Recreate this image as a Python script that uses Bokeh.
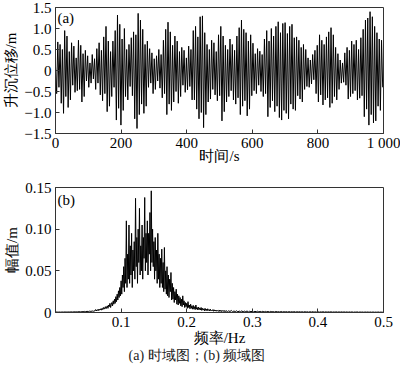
from bokeh.plotting import figure
from bokeh.layouts import column
from bokeh.models import Range1d, Label, Title, FixedTicker
from bokeh.embed import file_html
from bokeh.resources import INLINE
import numpy as np

# ---------------- data: (a) heave displacement, extrema every 3.5 s ----------------
heave_dt = 3.5
heave = [
    0.10, -0.55, 0.68, -0.40, 0.62, -0.78, 0.50, -1.02, 0.95, -0.62, 0.82, -0.88, 0.45, -0.70, 0.66, -0.35, 0.58, -0.52, 0.30, -0.48,
    0.72, -0.45, 0.60, -0.75, 0.40, -0.62, 0.48, -0.25, 0.35, -0.40, 0.18, -0.30, 0.38, -0.20, 0.28, -0.45, 0.52, -0.30, 0.66, -0.58,
    0.48, -0.72, 0.80, -0.55, 1.05, -0.98, 0.70, -0.85, 0.45, -0.62, 0.70, -0.40, 0.95, -1.18, 1.32, -0.90, 1.10, -1.30, 0.75, -0.95,
    1.00, -0.62, 0.50, -0.70, 0.62, -0.38, 0.78, -0.60, 0.92, -1.15, 0.85, -1.38, 1.36, -1.05, 1.20, -0.80, 0.98, -1.02, 0.62, -0.85,
    0.70, -0.40, 0.52, -0.30, 0.42, -0.55, 0.28, -0.45, 0.35, -0.25, 0.50, -0.42, 0.38, -0.65, 0.72, -0.55, 0.98, -1.05, 1.15, -0.80,
    0.92, -0.95, 0.60, -0.75, 0.82, -0.50, 0.70, -0.78, 0.45, -0.62, 0.55, -0.35, 0.48, -0.52, 0.30, -0.46, 0.58, -0.38, 0.50, -0.70,
    0.95, -0.70, 1.05, -0.92, 0.80, -1.15, 1.28, -1.00, 1.30, -1.36, 0.90, -1.05, 0.62, -0.75, 0.50, -0.68, 0.72, -0.45, 0.66, -0.58,
    0.45, -0.72, 0.85, -0.60, 1.05, -1.20, 0.82, -0.98, 0.60, -0.75, 0.50, -0.62, 0.75, -0.48, 0.62, -0.70, 0.48, -0.80, 0.82, -0.65,
    1.02, -1.05, 1.20, -0.85, 0.98, -0.72, 0.90, -1.08, 0.70, -0.92, 0.85, -0.60, 0.65, -0.48, 0.40, -0.55, 0.52, -0.35, 0.46, -0.50,
    0.38, -0.62, 0.75, -0.55, 0.95, -1.10, 0.70, -0.88, 1.00, -0.72, 0.82, -0.98, 1.05, -0.85, 1.16, -1.12, 0.90, -1.18, 1.12, -0.95,
    1.14, -1.02, 0.88, -1.15, 1.05, -0.80, 1.10, -0.92, 0.78, -0.95, 0.80, -0.60, 0.72, -0.68, 0.55, -0.75, 0.62, -0.45, 0.50, -0.38,
    0.30, -0.40, 0.25, -0.32, 0.38, -0.22, 0.48, -0.55, 0.60, -0.75, 0.85, -0.58, 0.72, -0.82, 0.62, -0.70, 0.80, -0.65, 0.92, -0.88,
    1.02, -0.78, 0.85, -0.62, 0.55, -0.70, 0.40, -0.45, 0.25, -0.30, 0.18, -0.28, 0.42, -0.35, 0.55, -0.68, 0.48, -0.62, 0.70, -0.55,
    0.62, -0.48, 0.72, -0.70, 0.50, -0.66, 0.78, -0.60, 0.98, -1.10, 1.20, -0.92, 1.25, -1.30, 1.40, -1.05, 1.28, -1.25, 1.05, -1.20,
    0.90, -0.85, 0.75, -0.95, 0.72, -0.40,
]
heave_t = np.arange(len(heave)) * heave_dt

# ---------------- data: (b) amplitude spectrum ----------------
# 0.000-0.058 Hz, step 0.002
amp_low = [
    0.0010, 0.0005, 0.0004, 0.0006, 0.0004, 0.0006, 0.0005, 0.0007, 0.0005, 0.0006,
    0.0007, 0.0005, 0.0008, 0.0006, 0.0008, 0.0007, 0.0009, 0.0007, 0.0010, 0.0008,
    0.0011, 0.0009, 0.0013, 0.0010, 0.0014, 0.0012, 0.0016, 0.0013, 0.0018, 0.0015,
]
# 0.060-0.259 Hz, step 0.001
amp_band = [
    0.0020, 0.0035, 0.0018, 0.0030, 0.0025, 0.0040, 0.0022, 0.0038, 0.0030, 0.0045,
    0.0028, 0.0050, 0.0035, 0.0060, 0.0040, 0.0055, 0.0070, 0.0045, 0.0065, 0.0080,
    0.0050, 0.0090, 0.0070, 0.0110, 0.0060, 0.0095, 0.0120, 0.0080, 0.0140, 0.0100,
    0.0160, 0.0110, 0.0190, 0.0130, 0.0220, 0.0150, 0.0260, 0.0180, 0.0300, 0.0200,
    0.0380, 0.0220, 0.0450, 0.0300, 0.0550, 0.0250, 0.0650, 0.0350, 0.1100, 0.0300,
    0.0700, 0.0400, 0.1050, 0.0350, 0.0800, 0.0450, 0.0950, 0.0300, 0.0750, 0.0500,
    0.0850, 0.0400, 0.1370, 0.0550, 0.0900, 0.0350, 0.1000, 0.0600, 0.1250, 0.0450,
    0.0800, 0.0500, 0.1050, 0.0400, 0.0900, 0.0650, 0.1380, 0.0500, 0.0950, 0.0600,
    0.1100, 0.0450, 0.0950, 0.0700, 0.1200, 0.0500, 0.1460, 0.0600, 0.1000, 0.0550,
    0.0850, 0.0400, 0.0900, 0.0500, 0.0750, 0.0350, 0.0950, 0.0400, 0.0700, 0.0300,
    0.0650, 0.0350, 0.0760, 0.0300, 0.0600, 0.0250, 0.0780, 0.0280, 0.0500, 0.0220,
    0.0550, 0.0200, 0.0450, 0.0180, 0.0400, 0.0250, 0.0480, 0.0150, 0.0350, 0.0160,
    0.0300, 0.0120, 0.0250, 0.0150, 0.0280, 0.0100, 0.0220, 0.0090, 0.0200, 0.0110,
    0.0180, 0.0080, 0.0160, 0.0070, 0.0200, 0.0090, 0.0140, 0.0060, 0.0120, 0.0070,
    0.0110, 0.0050, 0.0130, 0.0060, 0.0090, 0.0045, 0.0100, 0.0050, 0.0080, 0.0040,
    0.0085, 0.0040, 0.0070, 0.0035, 0.0090, 0.0040, 0.0060, 0.0030, 0.0065, 0.0035,
    0.0055, 0.0030, 0.0060, 0.0025, 0.0050, 0.0030, 0.0045, 0.0020, 0.0050, 0.0025,
    0.0040, 0.0020, 0.0045, 0.0025, 0.0035, 0.0018, 0.0040, 0.0020, 0.0030, 0.0022,
    0.0035, 0.0015, 0.0032, 0.0018, 0.0030, 0.0015, 0.0028, 0.0020, 0.0025, 0.0012,
    0.0030, 0.0014, 0.0026, 0.0012, 0.0025, 0.0015, 0.0022, 0.0010, 0.0024, 0.0012,
]
# 0.260-0.500 Hz, step 0.002
amp_tail = [
    0.0022, 0.0010, 0.0020, 0.0012, 0.0024, 0.0009, 0.0018, 0.0011, 0.0020, 0.0008,
    0.0017, 0.0010, 0.0019, 0.0008, 0.0016, 0.0010, 0.0018, 0.0007, 0.0015, 0.0009,
    0.0016, 0.0007, 0.0014, 0.0009, 0.0015, 0.0007, 0.0013, 0.0008, 0.0014, 0.0006,
    0.0013, 0.0008, 0.0012, 0.0006, 0.0013, 0.0007, 0.0011, 0.0006, 0.0012, 0.0007,
    0.0011, 0.0005, 0.0012, 0.0006, 0.0010, 0.0006, 0.0011, 0.0005, 0.0010, 0.0006,
    0.0010, 0.0005, 0.0011, 0.0005, 0.0009, 0.0006, 0.0010, 0.0005, 0.0009, 0.0005,
    0.0010, 0.0005, 0.0009, 0.0004, 0.0009, 0.0005, 0.0010, 0.0004, 0.0008, 0.0005,
    0.0009, 0.0004, 0.0008, 0.0005, 0.0009, 0.0004, 0.0008, 0.0004, 0.0008, 0.0005,
    0.0008, 0.0004, 0.0007, 0.0004, 0.0008, 0.0004, 0.0007, 0.0004, 0.0008, 0.0004,
    0.0007, 0.0004, 0.0007, 0.0003, 0.0007, 0.0004, 0.0007, 0.0003, 0.0006, 0.0004,
    0.0007, 0.0003, 0.0006, 0.0004, 0.0006, 0.0003, 0.0006, 0.0004, 0.0006, 0.0003,
    0.0006, 0.0003, 0.0006, 0.0003, 0.0005, 0.0003, 0.0006, 0.0003, 0.0005, 0.0003,
    0.0005,
]
freq = np.concatenate([
    0.000 + np.arange(len(amp_low)) * 0.002,
    0.060 + np.arange(len(amp_band)) * 0.001,
    0.260 + np.arange(len(amp_tail)) * 0.002,
])
amp = amp_low + amp_band + amp_tail

heave_yticks = [-1.5, -1.0, -0.5, 0, 0.5, 1.0, 1.5]
heave_ylabels = ["\u22121.5", "\u22121.0", "\u22120.5", "0", "0.5", "1.0", "1.5"]
heave_xticks = [0, 200, 400, 600, 800, 1000]
heave_xlabels = ["0", "200", "400", "600", "800", "1 000"]
amp_yticks = [0, 0.05, 0.10, 0.15]
amp_ylabels = ["0", "0.05", "0.10", "0.15"]
freq_xticks = [0.1, 0.2, 0.3, 0.4, 0.5]
freq_xlabels = ["0.1", "0.2", "0.3", "0.4", "0.5"]

FONT = "Liberation Serif"


def style(p, xticks, xlabels, yticks, ylabels):
    p.xgrid.visible = False
    p.ygrid.visible = False
    p.outline_line_color = "#333333"
    p.outline_line_width = 1
    p.xaxis.ticker = FixedTicker(ticks=xticks)
    p.yaxis.ticker = FixedTicker(ticks=yticks)
    p.xaxis.major_label_overrides = {t: l for t, l in zip(xticks, xlabels)}
    p.yaxis.major_label_overrides = {t: l for t, l in zip(yticks, ylabels)}
    for ax in (p.xaxis, p.yaxis):
        ax.major_tick_in = 4
        ax.major_tick_out = 0
        ax.minor_tick_in = 0
        ax.minor_tick_out = 0
        ax.axis_line_color = "#333333"
        ax.major_tick_line_color = "#333333"
        ax.major_label_text_font = FONT
        ax.major_label_text_font_size = "15px"
        ax.major_label_text_color = "black"
        ax.axis_label_text_font = FONT
        ax.axis_label_text_font_size = "15px"
        ax.axis_label_text_font_style = "normal"
        ax.axis_label_text_color = "black"
    p.yaxis.major_label_standoff = 4
    p.yaxis.axis_label_standoff = 2


p1 = figure(width=400, height=166, output_backend="svg", toolbar_location=None,
            x_range=Range1d(0, 1000), y_range=Range1d(-1.5, 1.5),
            min_border_left=55, min_border_right=17, min_border_top=7, min_border_bottom=33)
p1.line(heave_t, heave, line_color="black", line_width=1)
style(p1, heave_xticks, heave_xlabels, heave_yticks, heave_ylabels)
p1.xaxis.major_label_standoff = 1
p1.xaxis.axis_label_standoff = -6
p1.xaxis.axis_label = "时间/s"
p1.yaxis.axis_label = "升沉位移/m"
p1.add_layout(Label(x=6, y=1.43, text="(a)", text_font=FONT, text_font_size="15px",
                    text_baseline="top", text_color="black"))

p2 = figure(width=400, height=205, output_backend="svg", toolbar_location=None,
            x_range=Range1d(0, 0.5), y_range=Range1d(0, 0.15),
            min_border_left=55, min_border_right=17, min_border_top=21, min_border_bottom=59)
p2.line(freq, amp, line_color="black", line_width=1)
style(p2, freq_xticks, freq_xlabels, amp_yticks, amp_ylabels)
p2.xaxis.major_label_standoff = 4
p2.xaxis.axis_label_standoff = 0
p2.xaxis.axis_label = "频率/Hz"
p2.yaxis.axis_label = "幅值/m"
p2.add_layout(Label(x=0.003, y=0.1445, text="(b)", text_font=FONT, text_font_size="15px",
                    text_baseline="top", text_color="black"))
p2.add_layout(Title(text="(a) 时域图；(b) 频域图", align="left", offset=73,
                    text_font=FONT, text_font_size="14px", text_font_style="normal",
                    text_color="#222222", standoff=-5), "below")

layout = column(p1, p2, spacing=0)
open("out.html", "w").write(file_html(layout, INLINE))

AIM OF THE TASK. Repeat only what lies between the start of the data and the end of the line containing "import numpy as np", exactly, with pictures left out.

OUTPUT FOR THIS TASK.
Recreate this image as a Python script that uses Bokeh.
from bokeh.plotting import figure
from bokeh.layouts import column
from bokeh.models import Range1d, Label, Title, FixedTicker
from bokeh.embed import file_html
from bokeh.resources import INLINE
import numpy as np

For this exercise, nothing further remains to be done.